Putting It All Together
After defining our model, training, and validation loops, we were ready to train our MLP on the CIFAR10 dataset. With a learning rate of 0.001 and a momentum of 0.9, we trained the model for 50 epochs.
model = MLP(in_channels, num_classes, hidden_sizes).to(device)
optimizer = optim.SGD(model.parameters(), lr=lr, momentum=momentum, weight_decay=wd)
dict_log = train(model, optimizer, epochs, train_loader, val_loader, device)
By the end of our training, we achieved a validation accuracy of over 53%, a significant improvement over random guessing.
Key Design Choices and Best Practices
Throughout the process, I emphasized several key design choices:
- Batch Size: Use a batch size that is a multiple of 32 for optimal GPU utilization.
- IID Assumption: Ensure that training data is shuffled to maintain the independent and identically distributed assumption.
- Start Simple: Begin with a small model and gradually increase complexity as needed.

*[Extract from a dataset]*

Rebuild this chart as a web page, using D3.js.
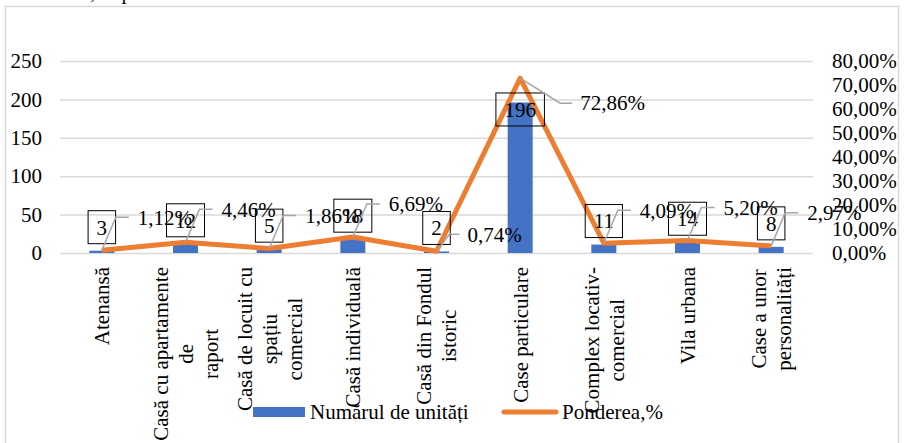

- Regularization: Only add regularization techniques after identifying overfitting.
Conclusion: Where to Go Next
Reflecting on my experience teaching this class, I realized that the journey of learning deep learning is ongoing. While our MLP performed reasonably well, there is still much to explore and improve. I encourage you to implement your models on new datasets, experiment with different architectures, and share your results.
For those looking to deepen their understanding further, consider exploring additional resources or taking structured courses. The entire code for this tutorial is available on GitHub.
As you embark on your own deep learning journey, remember that every expert was once a beginner. Embrace the challenges, ask questions, and most importantly, enjoy the process of learning!